PubMed and Google have much in common: 1) both are freely-available search interfaces that help people locate digital information on the Internet; 2) both were launched in the late 1990’s (PubMed in 1996 and Google in 1998), just as access to the World Wide Web was becoming more widely available; 3) and both are high-traffic tools on which millions of searches are performed daily.

But while PubMed averages about 3.5 million searches per day, Google handles about 2.3 million searches per minute. Because it has many valuable uses with its great breadth and wealth of information, Google has become essential to most in our world today.  But we must all beware to not become anHomo unius machina inquirendi” (“person” of one search engine). Despite Google’s many efforts to replicate the PubMed experience for its users by creating and continuing to develop tools like Google Scholar, PubMed is still far superior when it comes to comprehensive searching of the life sciences/biomedical literature.

Here’s why:

PubMed was originally developed to provide free access to the MEDLINE database, which still makes up the primary component of PubMed. The MEDLINE database, first launched in its electronic format in the 1960s, now generally goes back as far as the 1940s in its online version, with the original print version (Index Medicus) going back as far as 1879. The most important and distinguishing feature of MEDLINE: its records are indexed with NLM Medical Subject Headings (MeSH®).  Google’s content is not – which is what makes these two search tools hugely different when it comes to the search results that they return on a topic.

A simple search example illustrates their essential difference:

Say you were interested in reading some recent scholarly articles on the disease shingles. If you go to Google to search the Web using the keyword “shingles”, on the first page you will be presented on the most past with links to consumer health information resources aimed at patients, not to mention links (or even ads) to roof shingles.  If instead you tried searching Google Scholar for “shingles” with the hopes of having more scholarly content returned, you won’t be disappointed on first glance. However, you will soon notice that the first page of results will be listing mostly academic papers authored by individuals with the surname “Shingles” and not actually discussing shingles, the disease, as you intended.

Conduct this same search by typing “shingles” in the PubMed search box, however, and you will exclusively be presented with scholarly articles on shingles the disease. In fact, you will even get articles in which the authors were French-speaking (or otherwise) and referred to the concept of shingles as “zona” because these citations records will have been indexed with the MeSH term “Herpes Zoster”. “Herpes Zoster” is the subject heading/controlled vocabulary term (ie. umbrella term) used in the MEDLINE database for this concept, and when applied to the records on this topic, will help the search engine find all relevant articles regardless of how each author chose to refer to this disease in their manuscript.

In short:

When you type in “shingles” in Google, Google searches for word matches to that string of characters that you typed into the search box. The same applies to Google Scholar, except that Google Scholar ranks the matches made to author names higher in the results list.

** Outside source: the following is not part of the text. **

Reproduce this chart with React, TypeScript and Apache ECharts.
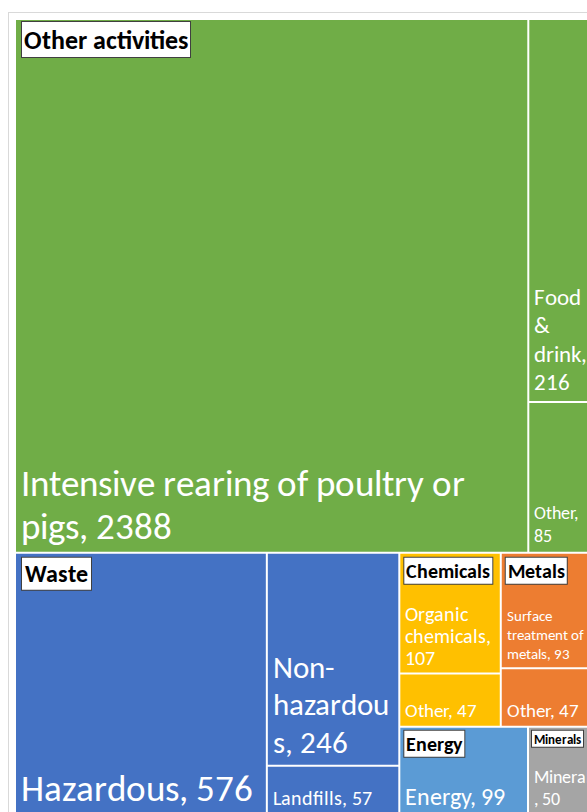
import React, { useEffect, useRef } from 'react';
import * as echarts from 'echarts';

// ---- data ----
const groupNames = ['Other activities', 'Waste', 'Chemicals', 'Metals', 'Energy', 'Minerals'];

const otherActivitiesNames = ['Intensive rearing of poultry or pigs', 'Food & drink', 'Other'];
const otherActivitiesValues = [2388, 216, 85];
const wasteNames = ['Hazardous', 'Non-hazardous', 'Landfills'];
const wasteValues = [576, 246, 57];
const chemicalsNames = ['Organic chemicals', 'Other'];
const chemicalsValues = [107, 47];
const metalsNames = ['Surface treatment of metals', 'Other'];
const metalsValues = [93, 47];
const energyNames = ['Energy'];
const energyValues = [99];
const mineralsNames = ['Minerals'];
const mineralsValues = [50];

// label text as wrapped in the reference ({v} = value)
const otherActivitiesLabels = ['Intensive rearing of poultry or\npigs, {v}', 'Food\n&\ndrink,\n{v}', 'Other,\n{v}'];
const wasteLabels = ['Hazardous, {v}', 'Non-\nhazardou\ns, {v}', 'Landfills, {v}'];
const chemicalsLabels = ['Organic\nchemicals,\n{v}', 'Other, {v}'];
const metalsLabels = ['Surface\ntreatment of\nmetals, {v}', 'Other, {v}'];
const energyLabels = ['Energy, {v}'];
const mineralsLabels = ['Minerals\n, {v}'];

const groupLeafNames = [otherActivitiesNames, wasteNames, chemicalsNames, metalsNames, energyNames, mineralsNames];
const groupLeafValues = [otherActivitiesValues, wasteValues, chemicalsValues, metalsValues, energyValues, mineralsValues];
const groupLeafLabels = [otherActivitiesLabels, wasteLabels, chemicalsLabels, metalsLabels, energyLabels, mineralsLabels];

// ---- styles ----
const FONT = 'CalibriLocal, Carlito, Calibri, Lato, sans-serif';
const groupColors = ['#70AD47', '#4472C4', '#FFC000', '#ED7D31', '#5B9BD5', '#A5A5A5'];
const leafFontSizes = [[36.5, 22.5, 18], [36.5, 31, 20], [19.5, 18.5], [15, 18.5], [24], [18]];
const leafLineHeights = [[43, 28.5, 23], [44, 37.5, 24], [22, 22], [19, 22], [28], [22]];
const headerFontSizes = [25.5, 24, 20, 20, 20, 13];
const headerPads = [[5, 2, 4, 2], [4, 3, 4, 3], [3, 2, 3, 2], [3, 2, 3, 2], [3, 2, 3, 2], [2, 2, 1, 2]];
const headerOffsets = [[2, 6], [4, 6], [4, 4], [4, 4], [3, 4], [3, 3]];

const FONT_FACE_CSS = `
@font-face { font-family: 'CalibriLocal'; src: local('Carlito'), local('Carlito Regular'), local('Carlito-Regular'); font-weight: normal; font-style: normal; }
@font-face { font-family: 'CalibriLocal'; src: local('Carlito Bold'), local('Carlito-Bold'); font-weight: bold; font-style: normal; }
`;

function buildOption() {
  const treeData = groupNames.map((g, gi) => ({
    name: g,
    itemStyle: { color: groupColors[gi] },
    children: groupLeafNames[gi].map((n, li) => ({
      name: n,
      value: groupLeafValues[gi][li],
      itemStyle: { color: groupColors[gi] },
      label: {
        fontSize: leafFontSizes[gi][li],
        lineHeight: leafLineHeights[gi][li],
        formatter: groupLeafLabels[gi][li].replace('{v}', String(groupLeafValues[gi][li])),
      },
    })),
  }));

  const headerData = groupNames.map((g, gi) => ({
    name: g,
    value: groupLeafValues[gi].reduce((a, b) => a + b, 0),
    label: {
      padding: [headerOffsets[gi][0], 0, 0, headerOffsets[gi][1]],
      rich: {
        h: {
          fontSize: headerFontSizes[gi],
          fontWeight: 'bold',
          fontFamily: FONT,
          color: '#000',
          backgroundColor: '#fff',
          borderColor: '#404040',
          borderWidth: 1,
          padding: headerPads[gi],
        },
      },
    },
  }));

  const box = { left: 7, top: 7, width: 576, height: 794 };

  return {
    animation: false,
    series: [
      {
        type: 'treemap',
        ...box,
        roam: false,
        nodeClick: false,
        breadcrumb: { show: false },
        sort: 'desc',
        emphasis: { disabled: true },
        levels: [
          { itemStyle: { gapWidth: 2, borderWidth: 0, borderColor: '#fff' } },
          { itemStyle: { gapWidth: 2, borderWidth: 0, borderColor: '#fff' }, upperLabel: { show: false } },
          { itemStyle: { borderWidth: 0 } },
        ],
        label: {
          show: true,
          position: 'insideBottomLeft',
          distance: 0,
          padding: [0, 0, 4, 5],
          color: '#fff',
          fontFamily: FONT,
          overflow: 'none',
        },
        data: treeData,
      },
      {
        type: 'treemap',
        ...box,
        z: 5,
        silent: true,
        roam: false,
        nodeClick: false,
        breadcrumb: { show: false },
        sort: 'desc',
        emphasis: { disabled: true },
        levels: [
          { itemStyle: { gapWidth: 2, borderWidth: 0, borderColor: 'rgba(0,0,0,0)' } },
          { itemStyle: { color: 'rgba(0,0,0,0)', borderWidth: 0, borderColor: 'rgba(0,0,0,0)' } },
        ],
        label: {
          show: true,
          position: 'insideTopLeft',
          distance: 0,
          overflow: 'none',
          fontFamily: FONT,
          formatter: (p: any) => `{h|${p.name}}`,
        },
        data: headerData,
      },
    ],
  };
}

export default function App() {
  const ref = useRef<HTMLDivElement>(null);
  useEffect(() => {
    const styleEl = document.createElement('style');
    styleEl.textContent = FONT_FACE_CSS;
    document.head.appendChild(styleEl);

    let chart: echarts.ECharts | null = null;
    let cancelled = false;
    const start = () => {
      if (cancelled || chart || !ref.current) return;
      chart = echarts.init(ref.current, null, { renderer: 'svg' });
      chart.setOption(buildOption());
    };
    const fonts = (document as any).fonts;
    if (fonts && fonts.load) {
      Promise.all([
        fonts.load("20px 'CalibriLocal'"),
        fonts.load("bold 20px 'CalibriLocal'"),
      ])
        .then(() => fonts.ready)
        .then(start, start);
      setTimeout(start, 1000);
    } else {
      start();
    }
    return () => {
      cancelled = true;
      if (chart) chart.dispose();
      styleEl.remove();
    };
  }, []);

  return (
    <div style={{ position: 'absolute', left: 0, top: 0, width: 587, height: 812, overflow: 'hidden', background: '#fff' }}>
      <div style={{ position: 'absolute', left: 8, top: 12, width: 610, height: 830, border: '1px solid #d9d9d9' }}>
        <div ref={ref} style={{ width: 610, height: 830 }} />
      </div>
    </div>
  );
}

When you type in “shingles” in PubMed, however, the search engine translates your search query into this more comprehensive search strategy:

“herpes zoster”[MeSH Terms] OR (“herpes”[All Fields] AND “zoster”[All Fields]) OR “herpes zoster”[All Fields] OR “shingles”[All Fields]

Because the structured records of MEDLINE are indexed with the appropriate MeSH terms and the search engine then maps the keyword inputted by the searcher to the relevant MeSH term, PubMed has the ability to return a very comprehensive list of scholarly articles on “shingles”, regardless if the author or searcher referred to it as shingles, zona, or zoster.